Type out the data exactly as given. Skip any image.

## Data
===============

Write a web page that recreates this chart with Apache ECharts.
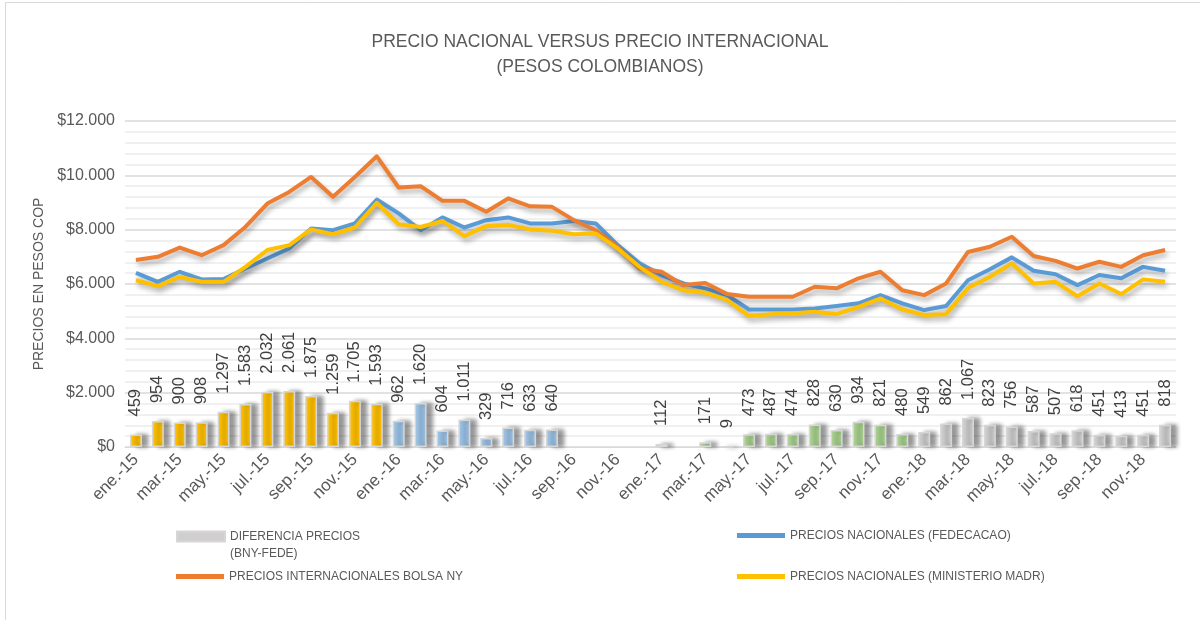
<!DOCTYPE html>
<html>
<head>
<meta charset="utf-8">
<title>Precio nacional versus precio internacional</title>
<script src="https://cdn.jsdelivr.net/npm/echarts@6/dist/echarts.min.js"></script>
<style>
    html, body { margin: 0; padding: 0; background: #fff; }
    #precios_chart { width: 1200px; height: 620px; }
</style>
</head>
<body>
<div id="precios_chart"></div>
<script>
/* ------------------------------------------------------------------------------
 *
 *  # Precio nacional versus precio internacional (pesos colombianos)
 * ---------------------------------------------------------------------------- */

// Categories
var meses = ['ene.', 'feb.', 'mar.', 'abr.', 'may.', 'jun.', 'jul.', 'ago.', 'sep.', 'oct.', 'nov.', 'dic.'];
var anos = ['15', '16', '17', '18'];

// Diferencia precios (BNY - FEDE)
var diferencia = [
    459, 954, 900, 908, 1297, 1583, 2032, 2061, 1875, 1259, 1705, 1593,
    962, 1620, 604, 1011, 329, 716, 633, 640, -15, -60, -60, -55,
    112, -60, 171, 9, 473, 487, 474, 828, 630, 934, 821, 480,
    549, 862, 1067, 823, 756, 587, 507, 618, 451, 413, 451, 818
];

// Precios internacionales bolsa NY
var bolsaNY = [
    6880, 7000, 7340, 7060, 7430, 8100, 8960, 9390, 9940, 9210, 9940, 10700,
    9550, 9600, 9060, 9060, 8660, 9150, 8860, 8840, 8350, 7980, 7370, 6570,
    6450, 5960, 6040, 5630, 5530, 5530, 5530, 5900, 5840, 6210, 6450, 5770,
    5590, 6020, 7180, 7370, 7740, 7030, 6850, 6570, 6820, 6630, 7060, 7250
];

// Precios nacionales (Fedecacao)
var fedecacao = [
    6410, 6080, 6450, 6170, 6180, 6570, 6940, 7310, 8040, 7980, 8230, 9110,
    8600, 7980, 8450, 8080, 8350, 8450, 8230, 8230, 8320, 8230, 7430, 6760,
    6330, 6020, 5840, 5590, 5060, 5060, 5060, 5100, 5190, 5290, 5590, 5290,
    5040, 5190, 6140, 6540, 6980, 6490, 6360, 5960, 6330, 6210, 6630, 6490
];

// Precios nacionales (Ministerio MADR)
var ministerio = [
    6140, 5920, 6260, 6080, 6080, 6630, 7250, 7430, 8010, 7830, 8080, 8990,
    8200, 8100, 8320, 7760, 8130, 8170, 8010, 7960, 7830, 7860, 7310, 6630,
    6080, 5770, 5680, 5410, 4820, 4890, 4920, 4980, 4890, 5160, 5470, 5060,
    4860, 4890, 5850, 6260, 6760, 6020, 6080, 5550, 6020, 5630, 6170, 6080
];

var categorias = [];
anos.forEach(function (a) {
    meses.forEach(function (m) { categorias.push(m + '-' + a); });
});

// Colores de barras por año
var coloresAno = { '15': '#FFC000', '16': '#9DC3E6', '17': '#A9D18E', '18': '#D0CECE' };

var fuente = '"Liberation Sans", Arial, sans-serif';
var gris = '#595959';

function miles(v) {
    var s = String(Math.abs(Math.round(v)));
    return s.replace(/\B(?=(\d{3})+(?!\d))/g, '.');
}

// Define element
var precios_element = document.getElementById('precios_chart');
var precios_chart = echarts.init(precios_element);

var sombraLinea = {
    shadowColor: 'rgba(0,0,0,0.3)',
    shadowBlur: 5,
    shadowOffsetX: 2,
    shadowOffsetY: 4
};

function serieLinea(nombre, datos, color) {
    return {
        name: nombre,
        type: 'line',
        data: datos,
        symbol: 'none',
        color: color,
        lineStyle: Object.assign({ width: 4, color: color, join: 'round' }, sombraLinea),
        z: 3
    };
}

function legendaItem(nombre, icono, alto, color, left, top, formatter) {
    return {
        data: [{ name: nombre, icon: icono, itemStyle: { color: color } }],
        left: left,
        top: top,
        padding: 0,
        itemWidth: 48,
        itemHeight: alto,
        selectedMode: false,
        formatter: formatter,
        textStyle: { fontFamily: fuente, fontSize: 12, color: gris, lineHeight: 17 }
    };
}

precios_chart.setOption({

    animation: false,
    backgroundColor: '#ffffff',

    // Title
    title: {
        text: 'PRECIO NACIONAL VERSUS PRECIO INTERNACIONAL\n(PESOS COLOMBIANOS)',
        left: 'center',
        top: 25,
        textStyle: {
            fontFamily: fuente,
            fontSize: 17.5,
            fontWeight: 'normal',
            color: gris,
            lineHeight: 25
        }
    },

    // Frame
    graphic: [{
        type: 'rect',
        shape: { x: 5.5, y: 2.5, width: 1300, height: 700 },
        style: { fill: 'none', stroke: '#d9d9d9', lineWidth: 1 },
        silent: true
    }],

    // Legends
    legend: [
        legendaItem('DIFERENCIA PRECIOS (BNY-FEDE)', 'rect', 10, '#D0CECE', 176, 511,
            function () { return ' \nDIFERENCIA PRECIOS\n(BNY-FEDE)'; }),
        legendaItem('PRECIOS INTERNACIONALES BOLSA NY', 'rect', 5, '#ED7D31', 176, 568),
        legendaItem('PRECIOS NACIONALES (FEDECACAO)', 'rect', 5, '#5B9BD5', 737, 527),
        legendaItem('PRECIOS NACIONALES (MINISTERIO MADR)', 'rect', 5, '#FFC000', 737, 568)
    ],

    grid: {
        left: 125,
        right: 24,
        top: 121,
        bottom: 173,
        containLabel: false,
        outerBoundsMode: 'none'
    },

    xAxis: {
        type: 'category',
        data: categorias,
        boundaryGap: true,
        axisLine: { lineStyle: { color: '#d9d9d9' } },
        axisTick: { show: false },
        axisLabel: {
            interval: 1,
            rotate: 45,
            margin: 10,
            fontFamily: fuente,
            fontSize: 17,
            color: gris
        }
    },

    yAxis: {
        type: 'value',
        min: 0,
        max: 12000,
        interval: 2000,
        name: 'PRECIOS EN PESOS COP',
        nameLocation: 'middle',
        nameGap: 56,
        nameTextStyle: { fontFamily: fuente, fontSize: 14, color: gris },
        axisLine: { show: false },
        axisTick: { show: false },
        axisLabel: {
            margin: 10,
            fontFamily: fuente,
            fontSize: 16,
            color: gris,
            formatter: function (v) { return '$' + miles(v); }
        },
        splitLine: { lineStyle: { color: '#d9d9d9', width: 1.5 } },
        minorTick: { show: false, splitNumber: 5 },
        minorSplitLine: { show: true, lineStyle: { color: '#ececec', width: 1.5 } }
    },

    // Add series
    series: [
        {
            name: 'DIFERENCIA PRECIOS (BNY-FEDE)',
            type: 'bar',
            data: diferencia,
            barWidth: 12,
            z: 2,
            itemStyle: {
                color: function (p) { return coloresAno[categorias[p.dataIndex].slice(-2)]; },
                borderColor: '#d6d6d6',
                borderWidth: 1.5,
                shadowColor: 'rgba(0,0,0,0.4)',
                shadowBlur: 4,
                shadowOffsetX: 6,
                shadowOffsetY: 0
            },
            label: {
                show: true,
                position: 'top',
                rotate: 90,
                align: 'left',
                verticalAlign: 'middle',
                distance: 18,
                fontFamily: fuente,
                fontSize: 16.5,
                color: '#404040',
                formatter: function (p) { return p.value < 0 ? '' : miles(p.value); }
            }
        },
        serieLinea('PRECIOS NACIONALES (FEDECACAO)', fedecacao, '#5B9BD5'),
        serieLinea('PRECIOS INTERNACIONALES BOLSA NY', bolsaNY, '#ED7D31'),
        serieLinea('PRECIOS NACIONALES (MINISTERIO MADR)', ministerio, '#FFC000')
    ]
});

// Resize function
window.addEventListener('resize', function () {
    precios_chart.resize();
});
</script>
</body>
</html>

===============

## Solution to this problem
Write a web page that recreates this chart with Apache ECharts.
<!DOCTYPE html>
<html>
<head>
<meta charset="utf-8">
<title>Precio nacional versus precio internacional</title>
<script src="https://cdn.jsdelivr.net/npm/echarts@6/dist/echarts.min.js"></script>
<style>
    html, body { margin: 0; padding: 0; background: #fff; }
    #precios_chart { width: 1200px; height: 620px; }
</style>
</head>
<body>
<div id="precios_chart"></div>
<script>
/* ------------------------------------------------------------------------------
 *
 *  # Precio nacional versus precio internacional (pesos colombianos)
 * ---------------------------------------------------------------------------- */

// Categories
var meses = ['ene.', 'feb.', 'mar.', 'abr.', 'may.', 'jun.', 'jul.', 'ago.', 'sep.', 'oct.', 'nov.', 'dic.'];
var anos = ['15', '16', '17', '18'];

// Diferencia precios (BNY - FEDE)
var diferencia = [
    459, 954, 900, 908, 1297, 1583, 2032, 2061, 1875, 1259, 1705, 1593,
    962, 1620, 604, 1011, 329, 716, 633, 640, -15, -60, -60, -55,
    112, -60, 171, 9, 473, 487, 474, 828, 630, 934, 821, 480,
    549, 862, 1067, 823, 756, 587, 507, 618, 451, 413, 451, 818
];

// Precios internacionales bolsa NY
var bolsaNY = [
    6880, 7000, 7340, 7060, 7430, 8100, 8960, 9390, 9940, 9210, 9940, 10700,
    9550, 9600, 9060, 9060, 8660, 9150, 8860, 8840, 8350, 7980, 7370, 6570,
    6450, 5960, 6040, 5630, 5530, 5530, 5530, 5900, 5840, 6210, 6450, 5770,
    5590, 6020, 7180, 7370, 7740, 7030, 6850, 6570, 6820, 6630, 7060, 7250
];

// Precios nacionales (Fedecacao)
var fedecacao = [
    6410, 6080, 6450, 6170, 6180, 6570, 6940, 7310, 8040, 7980, 8230, 9110,
    8600, 7980, 8450, 8080, 8350, 8450, 8230, 8230, 8320, 8230, 7430, 6760,
    6330, 6020, 5840, 5590, 5060, 5060, 5060, 5100, 5190, 5290, 5590, 5290,
    5040, 5190, 6140, 6540, 6980, 6490, 6360, 5960, 6330, 6210, 6630, 6490
];

// Precios nacionales (Ministerio MADR)
var ministerio = [
    6140, 5920, 6260, 6080, 6080, 6630, 7250, 7430, 8010, 7830, 8080, 8990,
    8200, 8100, 8320, 7760, 8130, 8170, 8010, 7960, 7830, 7860, 7310, 6630,
    6080, 5770, 5680, 5410, 4820, 4890, 4920, 4980, 4890, 5160, 5470, 5060,
    4860, 4890, 5850, 6260, 6760, 6020, 6080, 5550, 6020, 5630, 6170, 6080
];

var categorias = [];
anos.forEach(function (a) {
    meses.forEach(function (m) { categorias.push(m + '-' + a); });
});

// Colores de barras por año
var coloresAno = { '15': '#FFC000', '16': '#9DC3E6', '17': '#A9D18E', '18': '#D0CECE' };

var fuente = '"Liberation Sans", Arial, sans-serif';
var gris = '#595959';

function miles(v) {
    var s = String(Math.abs(Math.round(v)));
    return s.replace(/\B(?=(\d{3})+(?!\d))/g, '.');
}

// Define element
var precios_element = document.getElementById('precios_chart');
var precios_chart = echarts.init(precios_element);

var sombraLinea = {
    shadowColor: 'rgba(0,0,0,0.3)',
    shadowBlur: 5,
    shadowOffsetX: 2,
    shadowOffsetY: 4
};

function serieLinea(nombre, datos, color) {
    return {
        name: nombre,
        type: 'line',
        data: datos,
        symbol: 'none',
        color: color,
        lineStyle: Object.assign({ width: 4, color: color, join: 'round' }, sombraLinea),
        z: 3
    };
}

function legendaItem(nombre, icono, alto, color, left, top, formatter) {
    return {
        data: [{ name: nombre, icon: icono, itemStyle: { color: color } }],
        left: left,
        top: top,
        padding: 0,
        itemWidth: 48,
        itemHeight: alto,
        selectedMode: false,
        formatter: formatter,
        textStyle: { fontFamily: fuente, fontSize: 12, color: gris, lineHeight: 17 }
    };
}

precios_chart.setOption({

    animation: false,
    backgroundColor: '#ffffff',

    // Title
    title: {
        text: 'PRECIO NACIONAL VERSUS PRECIO INTERNACIONAL\n(PESOS COLOMBIANOS)',
        left: 'center',
        top: 25,
        textStyle: {
            fontFamily: fuente,
            fontSize: 17.5,
            fontWeight: 'normal',
            color: gris,
            lineHeight: 25
        }
    },

    // Frame
    graphic: [{
        type: 'rect',
        shape: { x: 5.5, y: 2.5, width: 1300, height: 700 },
        style: { fill: 'none', stroke: '#d9d9d9', lineWidth: 1 },
        silent: true
    }],

    // Legends
    legend: [
        legendaItem('DIFERENCIA PRECIOS (BNY-FEDE)', 'rect', 10, '#D0CECE', 176, 511,
            function () { return ' \nDIFERENCIA PRECIOS\n(BNY-FEDE)'; }),
        legendaItem('PRECIOS INTERNACIONALES BOLSA NY', 'rect', 5, '#ED7D31', 176, 568),
        legendaItem('PRECIOS NACIONALES (FEDECACAO)', 'rect', 5, '#5B9BD5', 737, 527),
        legendaItem('PRECIOS NACIONALES (MINISTERIO MADR)', 'rect', 5, '#FFC000', 737, 568)
    ],

    grid: {
        left: 125,
        right: 24,
        top: 121,
        bottom: 173,
        containLabel: false,
        outerBoundsMode: 'none'
    },

    xAxis: {
        type: 'category',
        data: categorias,
        boundaryGap: true,
        axisLine: { lineStyle: { color: '#d9d9d9' } },
        axisTick: { show: false },
        axisLabel: {
            interval: 1,
            rotate: 45,
            margin: 10,
            fontFamily: fuente,
            fontSize: 17,
            color: gris
        }
    },

    yAxis: {
        type: 'value',
        min: 0,
        max: 12000,
        interval: 2000,
        name: 'PRECIOS EN PESOS COP',
        nameLocation: 'middle',
        nameGap: 56,
        nameTextStyle: { fontFamily: fuente, fontSize: 14, color: gris },
        axisLine: { show: false },
        axisTick: { show: false },
        axisLabel: {
            margin: 10,
            fontFamily: fuente,
            fontSize: 16,
            color: gris,
            formatter: function (v) { return '$' + miles(v); }
        },
        splitLine: { lineStyle: { color: '#d9d9d9', width: 1.5 } },
        minorTick: { show: false, splitNumber: 5 },
        minorSplitLine: { show: true, lineStyle: { color: '#ececec', width: 1.5 } }
    },

    // Add series
    series: [
        {
            name: 'DIFERENCIA PRECIOS (BNY-FEDE)',
            type: 'bar',
            data: diferencia,
            barWidth: 12,
            z: 2,
            itemStyle: {
                color: function (p) { return coloresAno[categorias[p.dataIndex].slice(-2)]; },
                borderColor: '#d6d6d6',
                borderWidth: 1.5,
                shadowColor: 'rgba(0,0,0,0.4)',
                shadowBlur: 4,
                shadowOffsetX: 6,
                shadowOffsetY: 0
            },
            label: {
                show: true,
                position: 'top',
                rotate: 90,
                align: 'left',
                verticalAlign: 'middle',
                distance: 18,
                fontFamily: fuente,
                fontSize: 16.5,
                color: '#404040',
                formatter: function (p) { return p.value < 0 ? '' : miles(p.value); }
            }
        },
        serieLinea('PRECIOS NACIONALES (FEDECACAO)', fedecacao, '#5B9BD5'),
        serieLinea('PRECIOS INTERNACIONALES BOLSA NY', bolsaNY, '#ED7D31'),
        serieLinea('PRECIOS NACIONALES (MINISTERIO MADR)', ministerio, '#FFC000')
    ]
});

// Resize function
window.addEventListener('resize', function () {
    precios_chart.resize();
});
</script>
</body>
</html>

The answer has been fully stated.